By Tim Pompey 05/16/2013
The Great Gatsby
Directed by Baz Luhrmann
Starring: Leonardo DiCaprio, Joel Edgerton, Toby Maguire, Carey Mulligan
Rated PG-13 for some violent images, sexual content, smoking, partying and brief language
2 hr. 23 min.
There’s something about F. Scott Fitzgerald’s novel The Great Gatsby that draws in filmmakers like bees to honey. A story of American greed and excess, bitter love and the impossible dream. A period piece that captures the universal human capacity for cruelty and self-delusion.
So why does this one story stubbornly refuse to adapt to film? Case in point: director Baz Luhrmann’s The Great Gatsby. Like other directors before him who have scaled this peak, Luhrmann, even with his considerable talent, still manages to climb only partway up the mountain.
Typical of Luhrmann, his Gatsby is raucous and opulent. Not quite on the same level with Moulin Rouge, but certainly in the same class. But staging parties is one thing, exploring people’s lives is something else entirely.
Nick Carraway (Tobey Maguire) is a recent arrival on West Egg, Long Island. A bond salesman on Wall Street who wants to be a writer, he is intrigued by his next-door neighbor, Jay Gatsby (Leonardo DiCaprio), a man who throws lavish get-togethers and flaunts his golden lifestyle to his old-money neighbors.
Gatsby draws Nick into his life for a very important reason. He’s a cousin to the love of Gatsby’s life, Daisy Buchanan (Carey Mulligan). He’s the connection that Gatsby really wants, and he uses Nick to reforge his previous love affair with Daisy.
But as Nick learns, Gatsby is a man whose claims to power and fortune are muddled by his relationships to bootlegger Meyer Wolfsheim (Amitabh Bachchan) and a back story that seems beset by all sorts of rumors and contradictions.
Nick discovers that the cool and well-dressed Gatsby is really a man consumed by his obsession with Daisy. And that obsession is the real clue to Gatsby’s existence. What will a man sacrifice to pursue his dream? And what if that dream remains eternally out of reach?
Director and screenwriter Luhrmann is a man whom Fitzgerald himself might welcome into his novel, a director prone to creating lavish film productions that reflect his own obsession with amassing not just stories, but gigantic movie monuments.
Not that there aren’t fascinating moments in this film.
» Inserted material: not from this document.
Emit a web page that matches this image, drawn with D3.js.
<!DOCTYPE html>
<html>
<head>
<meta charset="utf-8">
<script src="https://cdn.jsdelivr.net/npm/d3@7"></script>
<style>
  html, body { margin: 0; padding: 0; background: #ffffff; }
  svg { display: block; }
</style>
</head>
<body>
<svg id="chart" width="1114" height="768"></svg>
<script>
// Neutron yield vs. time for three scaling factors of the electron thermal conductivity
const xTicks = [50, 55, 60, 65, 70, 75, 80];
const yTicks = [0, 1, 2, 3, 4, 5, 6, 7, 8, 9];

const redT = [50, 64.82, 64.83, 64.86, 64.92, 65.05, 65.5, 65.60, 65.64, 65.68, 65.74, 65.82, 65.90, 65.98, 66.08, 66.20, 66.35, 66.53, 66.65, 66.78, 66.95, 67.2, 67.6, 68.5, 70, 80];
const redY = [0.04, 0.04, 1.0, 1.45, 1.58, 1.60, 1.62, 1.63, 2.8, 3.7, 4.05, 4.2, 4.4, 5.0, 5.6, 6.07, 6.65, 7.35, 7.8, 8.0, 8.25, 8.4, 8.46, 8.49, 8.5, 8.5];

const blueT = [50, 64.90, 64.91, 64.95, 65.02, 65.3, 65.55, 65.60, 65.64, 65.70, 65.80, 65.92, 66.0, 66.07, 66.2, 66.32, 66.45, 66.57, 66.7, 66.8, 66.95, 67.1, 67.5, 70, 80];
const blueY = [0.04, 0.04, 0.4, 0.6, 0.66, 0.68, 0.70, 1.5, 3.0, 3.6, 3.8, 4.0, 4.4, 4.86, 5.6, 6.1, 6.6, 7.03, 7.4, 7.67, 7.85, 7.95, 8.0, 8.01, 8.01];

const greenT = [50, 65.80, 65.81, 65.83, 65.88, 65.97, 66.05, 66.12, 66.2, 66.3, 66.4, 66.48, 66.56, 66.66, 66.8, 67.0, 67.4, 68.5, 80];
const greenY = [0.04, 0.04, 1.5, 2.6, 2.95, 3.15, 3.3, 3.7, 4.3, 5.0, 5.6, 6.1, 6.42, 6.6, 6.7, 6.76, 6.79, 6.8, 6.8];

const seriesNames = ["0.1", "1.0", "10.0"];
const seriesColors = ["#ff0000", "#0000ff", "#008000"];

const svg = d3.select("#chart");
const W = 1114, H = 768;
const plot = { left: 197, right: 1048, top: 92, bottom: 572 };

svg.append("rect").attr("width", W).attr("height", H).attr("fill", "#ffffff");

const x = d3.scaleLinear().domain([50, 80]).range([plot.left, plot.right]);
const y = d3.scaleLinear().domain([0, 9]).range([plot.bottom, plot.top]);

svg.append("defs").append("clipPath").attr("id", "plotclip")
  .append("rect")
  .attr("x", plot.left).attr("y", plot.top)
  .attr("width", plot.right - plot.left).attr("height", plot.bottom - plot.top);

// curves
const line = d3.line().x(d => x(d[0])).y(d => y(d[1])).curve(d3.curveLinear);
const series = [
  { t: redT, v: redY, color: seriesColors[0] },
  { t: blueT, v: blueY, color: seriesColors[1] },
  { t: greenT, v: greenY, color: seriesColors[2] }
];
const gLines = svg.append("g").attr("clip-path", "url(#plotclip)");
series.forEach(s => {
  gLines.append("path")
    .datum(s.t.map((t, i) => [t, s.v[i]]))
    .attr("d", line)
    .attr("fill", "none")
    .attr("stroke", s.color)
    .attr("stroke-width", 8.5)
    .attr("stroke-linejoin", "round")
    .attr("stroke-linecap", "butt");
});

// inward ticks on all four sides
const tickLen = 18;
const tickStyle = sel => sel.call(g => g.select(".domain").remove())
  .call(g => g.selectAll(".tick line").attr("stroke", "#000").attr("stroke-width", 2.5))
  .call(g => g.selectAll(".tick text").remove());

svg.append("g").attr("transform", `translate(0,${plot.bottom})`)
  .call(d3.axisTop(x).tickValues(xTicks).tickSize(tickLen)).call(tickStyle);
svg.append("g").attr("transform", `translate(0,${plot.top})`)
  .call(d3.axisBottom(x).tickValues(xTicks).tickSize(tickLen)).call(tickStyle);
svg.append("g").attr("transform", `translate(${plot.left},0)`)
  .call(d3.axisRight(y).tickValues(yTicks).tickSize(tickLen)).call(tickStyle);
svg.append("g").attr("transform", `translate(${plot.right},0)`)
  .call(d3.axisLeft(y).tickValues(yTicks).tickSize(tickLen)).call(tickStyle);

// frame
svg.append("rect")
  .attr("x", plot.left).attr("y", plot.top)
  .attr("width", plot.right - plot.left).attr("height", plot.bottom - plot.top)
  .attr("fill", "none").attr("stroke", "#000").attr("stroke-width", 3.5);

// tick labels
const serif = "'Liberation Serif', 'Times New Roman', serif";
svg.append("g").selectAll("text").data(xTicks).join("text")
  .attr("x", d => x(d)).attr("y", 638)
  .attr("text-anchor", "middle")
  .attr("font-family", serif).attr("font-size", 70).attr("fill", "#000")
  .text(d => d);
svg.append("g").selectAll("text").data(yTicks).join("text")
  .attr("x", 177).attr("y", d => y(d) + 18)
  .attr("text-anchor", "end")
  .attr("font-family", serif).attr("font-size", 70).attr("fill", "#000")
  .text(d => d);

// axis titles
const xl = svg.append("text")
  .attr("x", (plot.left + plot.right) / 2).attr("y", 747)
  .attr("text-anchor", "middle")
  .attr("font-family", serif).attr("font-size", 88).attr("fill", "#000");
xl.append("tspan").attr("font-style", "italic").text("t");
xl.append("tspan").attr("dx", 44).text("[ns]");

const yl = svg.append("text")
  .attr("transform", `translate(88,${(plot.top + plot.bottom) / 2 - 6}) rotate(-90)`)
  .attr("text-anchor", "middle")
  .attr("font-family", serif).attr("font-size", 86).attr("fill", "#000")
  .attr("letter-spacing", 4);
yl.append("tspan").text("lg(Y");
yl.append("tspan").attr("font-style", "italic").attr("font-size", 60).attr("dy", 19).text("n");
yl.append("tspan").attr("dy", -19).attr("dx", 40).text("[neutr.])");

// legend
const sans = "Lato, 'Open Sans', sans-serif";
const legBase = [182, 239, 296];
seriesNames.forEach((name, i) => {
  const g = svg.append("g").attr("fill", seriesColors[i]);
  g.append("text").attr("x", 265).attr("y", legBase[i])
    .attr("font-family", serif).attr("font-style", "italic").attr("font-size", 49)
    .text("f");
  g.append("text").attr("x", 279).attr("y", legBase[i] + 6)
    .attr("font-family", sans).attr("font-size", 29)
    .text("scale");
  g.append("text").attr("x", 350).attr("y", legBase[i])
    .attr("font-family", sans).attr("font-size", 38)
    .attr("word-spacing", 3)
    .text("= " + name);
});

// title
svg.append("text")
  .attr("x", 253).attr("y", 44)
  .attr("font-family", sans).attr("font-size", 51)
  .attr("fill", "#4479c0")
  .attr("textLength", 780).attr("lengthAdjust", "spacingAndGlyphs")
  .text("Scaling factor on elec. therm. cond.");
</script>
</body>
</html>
Incorporating a soundtrack that is broad and fresh, Gatsby is filled with frenetic energy and has the rhythmic style of an innovative music video.
Unfortunately, there are also extensive takes where Luhrmann seems more drawn to the staging than the actual heart of the story. And while it could be argued that this film has its own timing and focus, Luhrmann, enraptured as he is by his passion for dramatic theater, takes too long to reveal Gatsby’s soul. When he finally gets down to the real story, it feels as though he’s found the meat of his film too late.
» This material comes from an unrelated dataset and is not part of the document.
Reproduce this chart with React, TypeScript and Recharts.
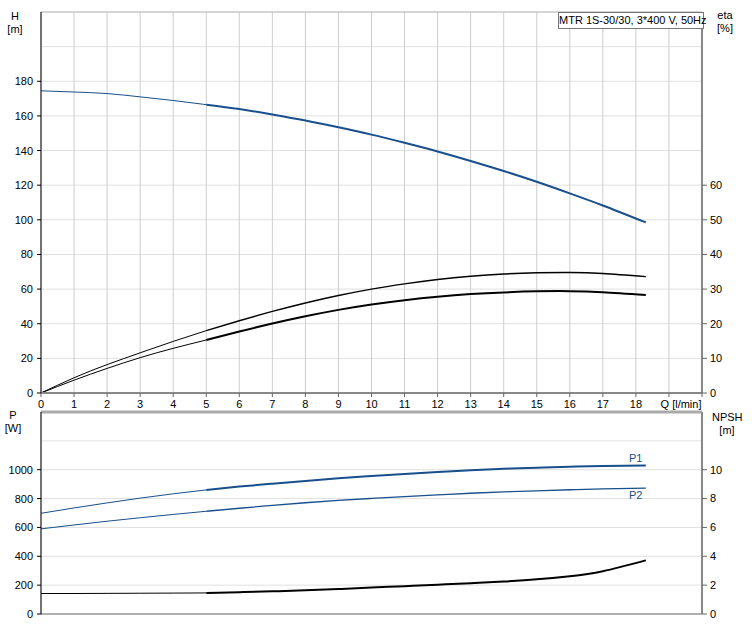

You might wonder about some of the plot lines as well. Nick as an alcoholic in a sanatorium, Daisy as the naive victim of a careless society.
And then there are questions surrounding Gatsby himself. Supposedly cool and sophisticated, DiCaprio’s Gatsby often feels uptight and jittery, as if he’s deliberately trying to warn us that he’s hiding something. The real Gatsby would never be this obvious.
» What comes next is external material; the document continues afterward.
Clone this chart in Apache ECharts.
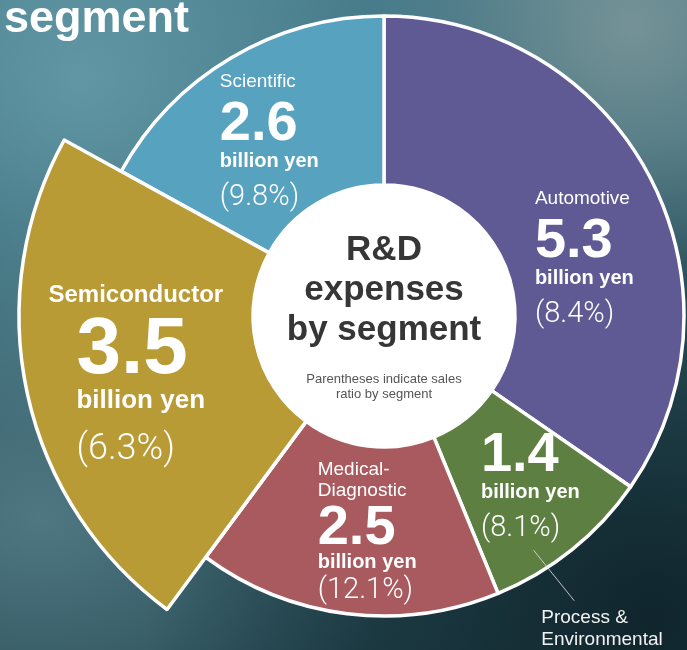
<!DOCTYPE html>
<html>
<head>
<meta charset="utf-8">
<script src="https://cdn.jsdelivr.net/npm/echarts@6/dist/echarts.min.js"></script>
<style>
html,body{margin:0;padding:0;width:687px;height:650px;overflow:hidden;}
#c{width:687px;height:650px;
background:
 radial-gradient(ellipse at 12% 12%, rgba(110,165,178,0.75) 0%, rgba(110,165,178,0) 45%),
 radial-gradient(ellipse at 92% 4%, rgba(140,160,160,0.7) 0%, rgba(140,160,160,0) 30%),
 radial-gradient(ellipse at 95% 95%, rgba(15,35,42,0.95) 0%, rgba(15,35,42,0) 55%),
 radial-gradient(ellipse at 6% 80%, rgba(95,135,145,0.7) 0%, rgba(95,135,145,0) 40%),
 linear-gradient(180deg, #3f7383 0%, #2f5c68 55%, #244852 100%);}
</style>
</head>
<body>
<div id="c"></div>
<script>
// ---- data ----
const segments = ['Automotive', 'Process & Environmental', 'Medical-Diagnostic', 'Semiconductor', 'Scientific'];
const values = [5.3, 1.4, 2.5, 3.5, 2.6];            // billion yen
const ratios = ['8.4%', '8.1%', '12.1%', '6.3%', '9.8%'];
const insideNames = ['Automotive', '', 'Medical-\nDiagnostic', 'Semiconductor', 'Scientific'];
const unitText = 'billion yen';
const centerLines = ['R&D', 'expenses', 'by segment'];
const noteLines = ['Parentheses indicate sales', 'ratio by segment'];
const titleText = 'segment';

// ---- style ----
const colors = ['#5f5a93', '#5e7f42', '#a95a5f', '#b89b34', '#57a2bf'];
const CX = 384, CY = 316, R_IN = 131, R_OUT = 300, R_SEMI = 365;
const labelShift = [[-22, 62], [-11, -20], [14, -29], [-3, 13], [13, 45]];
const FONT = '"Liberation Sans", Arial, Helvetica, sans-serif';
const LIGHT = 'Roboto, "Liberation Sans", sans-serif';

function insideLabel(i) {
  const v = values[i].toFixed(1);
  const p = '(' + ratios[i] + ')';
  if (i === 3) {
    return '{sname|' + insideNames[i] + '}\n{snum|' + v + '}\n{sunit|' + unitText + '}\n{spct|' + p + '}';
  }
  if (i === 2) {
    const nm = insideNames[i].split('\n').map(s => '{mname|' + s + '}').join('\n');
    return nm + '\n{num|' + v + '}\n{munit|' + unitText + '}\n{mpct|' + p + '}';
  }
  let s = '';
  if (insideNames[i]) s += '{name|' + insideNames[i] + '}\n';
  return s + '{num|' + v + '}\n{unit|' + unitText + '}\n{pct|' + p + '}';
}

const rich = {
  name:  {fontFamily: FONT, fontSize: 19, color: '#fff', lineHeight: 32, align: 'left'},
  num:   {fontFamily: FONT, fontSize: 56, fontWeight: 'bold', color: '#fff', lineHeight: 54, align: 'left'},
  unit:  {fontFamily: FONT, fontSize: 20, fontWeight: 'bold', color: '#fff', lineHeight: 20, align: 'left'},
  pct:   {fontFamily: LIGHT, fontSize: 29, fontWeight: 300, color: '#fff', lineHeight: 52, align: 'left'},
  mname: {fontFamily: FONT, fontSize: 19, color: '#fff', lineHeight: 21, align: 'left'},
  munit: {fontFamily: FONT, fontSize: 20, fontWeight: 'bold', color: '#fff', lineHeight: 14, align: 'left'},
  mpct:  {fontFamily: LIGHT, fontSize: 29, fontWeight: 300, color: '#fff', lineHeight: 44, align: 'left'},
  sname: {fontFamily: FONT, fontSize: 24, fontWeight: 'bold', color: '#fff', lineHeight: 35, align: 'left'},
  snum:  {fontFamily: FONT, fontSize: 80, fontWeight: 'bold', color: '#fff', lineHeight: 76, align: 'left', padding: [0, 0, 0, 28]},
  sunit: {fontFamily: FONT, fontSize: 26, fontWeight: 'bold', color: '#fff', lineHeight: 24, align: 'left', padding: [0, 0, 0, 28]},
  spct:  {fontFamily: LIGHT, fontSize: 36, fontWeight: 300, color: '#fff', lineHeight: 75, align: 'left', padding: [0, 0, 0, 28]}
};

const border = {borderColor: '#ffffff', borderWidth: 3.5};

const baseData = segments.map((n, i) => ({
  name: n, value: values[i],
  itemStyle: Object.assign({color: colors[i]}, border)
}));

const semiData = segments.map((n, i) => ({
  name: n, value: values[i],
  itemStyle: i === 3 ? Object.assign({color: colors[i]}, border) : {color: 'rgba(0,0,0,0)', borderWidth: 0},
  label: {show: true, formatter: insideLabel(i)}
}));

const calloutData = segments.map((n, i) => ({
  name: n, value: values[i],
  itemStyle: {color: 'rgba(0,0,0,0)', borderWidth: 0},
  label: {show: i === 1, formatter: 'Process &\nEnvironmental'},
  labelLine: {show: i === 1}
}));

const centerText = centerLines.map(s => '{big|' + s + '}').join('\n') + '\n{gap| }\n' +
  noteLines.map(s => '{small|' + s + '}').join('\n');

const chart = echarts.init(document.getElementById('c'), null, {renderer: 'canvas'});
chart.setOption({
  backgroundColor: 'transparent',
  animation: false,
  title: {
    text: titleText, left: 4, top: -2, padding: 0,
    textStyle: {fontFamily: FONT, fontSize: 45, fontWeight: 'bold', color: '#fff', lineHeight: 44}
  },
  series: [
    {
      type: 'pie', center: [CX, CY], radius: [R_IN, R_OUT], startAngle: 90, clockwise: true,
      silent: true, label: {show: false}, labelLine: {show: false}, data: baseData
    },
    {
      type: 'pie', center: [CX, CY], radius: [R_IN, R_SEMI], startAngle: 90, clockwise: true,
      silent: true, minShowLabelAngle: 0,
      label: {show: true, position: 'inside', color: '#fff', rich: rich},
      labelLine: {show: false},
      labelLayout: function (p) {
        const s = labelShift[p.dataIndex];
        return {dx: s[0], dy: s[1]};
      },
      data: semiData
    },
    {
      type: 'pie', center: [CX, CY], radius: [R_IN, 280], startAngle: 90, clockwise: true,
      silent: true, avoidLabelOverlap: false, z: 4,
      label: {position: 'outside', color: '#f2f2f2', fontFamily: FONT, fontSize: 19, lineHeight: 22},
      labelLine: {length: 65, length2: 0, lineStyle: {color: 'rgba(225,225,225,0.85)', width: 1}},
      labelLayout: function (p) {
        if (p.dataIndex !== 1 || !p.labelLinePoints) return {};
        const pts = p.labelLinePoints.map(q => [q[0] - 26, q[1] + 16]);
        const end = pts[pts.length - 1];
        return {
          labelLinePoints: pts,
          x: end[0] - 33, y: end[1] + 6, align: 'left', verticalAlign: 'top'
        };
      },
      data: calloutData
    },
    {
      type: 'pie', center: [CX, CY], radius: [0, R_IN], silent: true,
      label: {
        show: true, position: 'center', formatter: centerText,
        rich: {
          big: {fontFamily: FONT, fontSize: 35, fontWeight: 'bold', color: '#363636', lineHeight: 40},
          gap: {fontSize: 10, lineHeight: 21},
          small: {fontFamily: FONT, fontSize: 13, color: '#555555', lineHeight: 15}
        }
      },
      labelLine: {show: false},
      itemStyle: {color: '#ffffff'},
      data: [{name: 'center', value: 1}]
    }
  ]
});
</script>
</body>
</html>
The genius of Gatsby and the key to its success as a novel was its straightforward approach, its simplicity and truthfulness. It’s hard to get that drift in this film version.
The irony here is that Luhrmann’s production of Gatsby — big, extravagant and messy — would fit well in Gatsby’s world. Perhaps Gatsby would smile as he watched himself in this version, smile because he would recognize what it’s like to return time and again to the same dream.
He would know what it’s like to believe that, by overreaching, you might just find that dream. I think Luhrmann could have benefited from becoming better acquainted with Gatsby, if he had just taken the time.